NCA: No problem if transparency, accountability in place – NGO
23 February 2022
By Wartawan Nabalu News
PENAMPANG: There is no problem with the carbon trading contract in Sabah if transparency and accountability are in place, said Sabah Action Body Advocating Rights (Sabar).
"We heard the arguments (from both the government and the community), but the only problem is that we haven't read the actual documents," said its Chairman Dr Henry K.F.Chok.
Henry was among those who recently attended the Pacos Training Centre’s Special Briefing Programme on the Nature Conservation Agreement (NCA).
"For the time being, this (NCA) is just hearsay; you say this, I say this. We need to dig further into the documents, which is why we're talking about transparency and accountability in the first place.
"If it's transparent, everyone knows, then it (NCA) shouldn't be an issue,” he said in a statement today.
According to former senator and Orang Asal Rights campaigner Adrian Lasimbang, there is no mention of native rights or Sabahan rights in the agreement.
"We have to figure out a way to incorporate that (native and Sabahan rights) into that deal. We must be attentive to the indigenous' requirements and needs. That is actually the point. Then we can talk about how to include this into the deal that has already been signed.
"Our participation in this Special Briefing is intended to bring people together and help them realise the true problem and how to solve it as a Sabahan community. There are a lot of questions in the press, and we haven't read the agreement since we don't have it,” he said.

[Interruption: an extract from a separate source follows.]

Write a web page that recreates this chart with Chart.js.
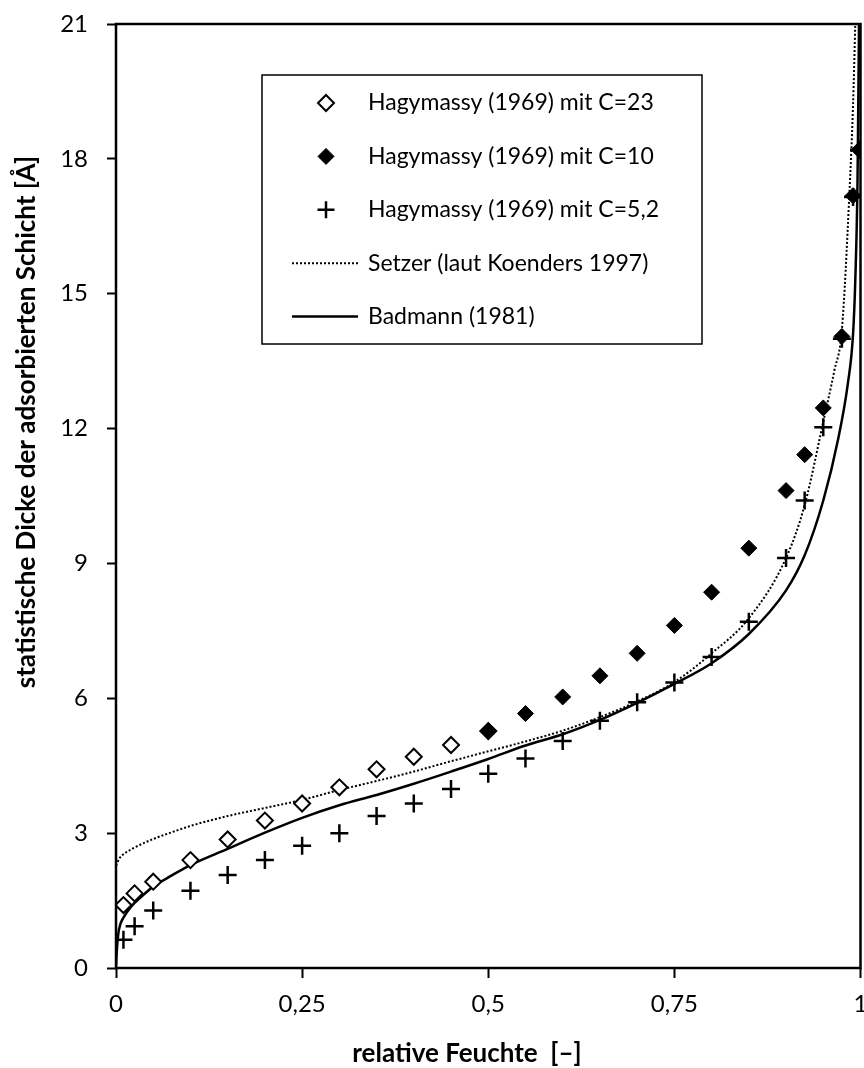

"What we're trying to do is bring people together to understand the true problem and how Sabahans can work together to solve it. We don't know who is right and who is wrong because there is one group saying this and another group saying that.
"It's best if we get together, look at the problem, figure out what we need, and figure out how to make things better for the people of Sabah. To be transparent, the technology is there," he added, referring to Deputy Chief Minister Datuk Seri Datuk Jeffrey Kitingan's assurance of transparency in the Sabah carbon trading deal.
"The thing now impeding the agreement is letting the public know, letting the stakeholders know. I don't think it should be a problem once people see it's transparent and they're happy with it.”
According to Henry, Sabar was formed at a time when many people were concerned about Sabah's rights being undermined, notably in relation to the Malaysia Agreement 1963.
"Our organisation is attempting to bring everyone in Sabah together in order to work for Sabah's rights. People should be aware of their rights to education, water, health care, and technology.
"We want them to know that they have the right to internet connection and that they don't have to put up their bamboo to acquire it. We want to let people know that they have rights and that they can demand those rights at any time.
"We can support them, we can teach them, we can go to the urban and rural areas and look at their difficulties and problems, and we can work together for Sabah. These are Sabar's fundamental beliefs," he said.
Sabar, he added, will gather information on the ground and make suggestions to the government that are good for Sabah, and good for the people, ensuring that the needs of people in rural and urban areas are satisfied.